In the case at issue, the Council of State, finding that RTI Zini Elio S.r.l. had correctly provided evidence of the existence of technical or trade secrets with regard to the content of its technical report, excluded such information from the scope of the right of access, since the appellant did not provide the proof of the indispensability of their knowledge in accordance with Article 53.6 of the Code of Public Contracts. However, the Council of State found that not all the information contained in the tender documentation had the secrecy requirement set out in Article 53.5 (a) of the Code of Public Contracts: such secrecy, in fact, does not cover the address of the logistic centers and number plates of the vehicles to be used for the services covered by the contract.
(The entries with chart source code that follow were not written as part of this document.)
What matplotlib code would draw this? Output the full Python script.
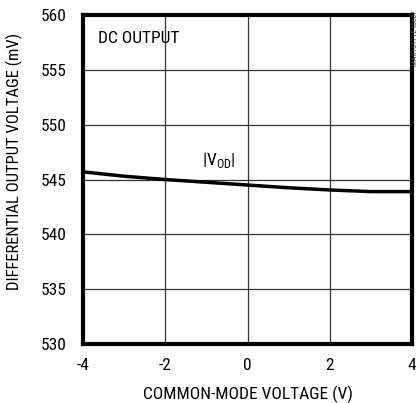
import numpy as np
import matplotlib
matplotlib.use("Agg")
import matplotlib.pyplot as plt

plt.rcParams['font.family'] = ['Roboto Condensed', 'DejaVu Sans']

# common-mode voltage (V) and |VOD| (mV)
vcm = [-4, -3, -2, -1, 0, 1, 2, 3, 4]
vod = [545.7, 545.3, 545.0, 544.75, 544.5, 544.25, 544.05, 543.9, 543.9]

xticks = [-4, -2, 0, 2, 4]
yticks = [530, 535, 540, 545, 550, 555, 560]

fig = plt.figure(figsize=(4.2, 4.03), dpi=100)
ax = fig.add_axes([0.198, 0.146, 0.783, 0.817])

ax.plot(vcm, vod, color='black', linewidth=2.5, zorder=3)

ax.set_xlim(-4, 4)
ax.set_ylim(530, 560)
ax.set_xticks(xticks)
ax.set_yticks(yticks)
ax.set_xticklabels(['-4', '-2', '0', '2', '4'])
ax.grid(True, color='#333333', linewidth=0.9)
ax.tick_params(length=0, labelsize=12.5)
ax.tick_params(axis='x', pad=10)
ax.tick_params(axis='y', pad=12)
for s in ax.spines.values():
    s.set_linewidth(3)
    s.set_zorder(4)

ax.set_xlabel("COMMON-MODE VOLTAGE (V)", fontsize=12.5)
ax.set_ylabel("DIFFERENTIAL OUTPUT VOLTAGE (mV)", fontsize=12)
ax.xaxis.set_label_coords(0.5, -0.127)
ax.yaxis.set_label_coords(-0.235, 0.556)
ax.yaxis.label.set_va('top')

ax.text(-3.65, 557.4, "DC OUTPUT", fontsize=12.5, ha='left', va='baseline')
ax.text(-1.1, 546.3, r"|V$_{\mathregular{OD}}$|", fontsize=12.5, ha='left', va='baseline')

fig.text(0.988, 0.975, "MAX13171E toc07", rotation=90, fontsize=5.5,
         ha='center', va='top', color='#444444')

plt.savefig('out.png', dpi=100)
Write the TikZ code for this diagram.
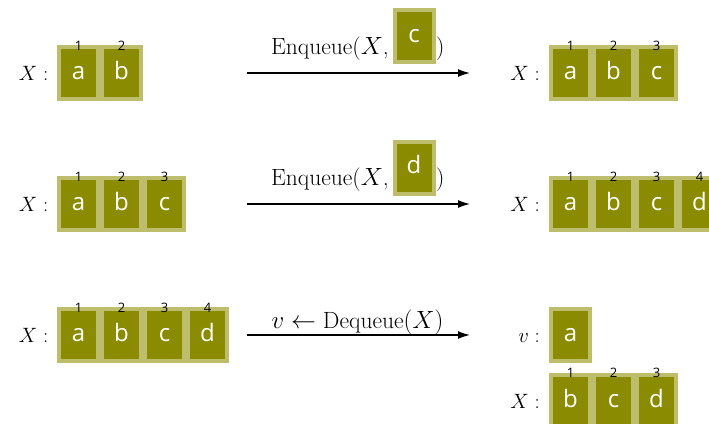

With regard to such information, the Council of State considered the general principles to be applicable on the right of access laid down in the Law No. 241/1990, which only requires « the relevance of the information to be accessed to the subject-matter of the proceedings and to the appellant’s defensive purposes, irrespective of any prognosis of the latter’s merit, for the purposes of the right of access». In fact, once the existence of technical or trade secrets are excluded, the access shall be regulated by this general and less restrictive rule, which requires no investigation into the usefulness and the effectiveness of the document in the perspective of judicial protection, but only the existence of a link between the interest that is intended to protect and the document itself.

Based on all of the above, the Council of State partially reversed the Administrative Court Order, ordering the local administration to disclose the documents not covered by secrecy.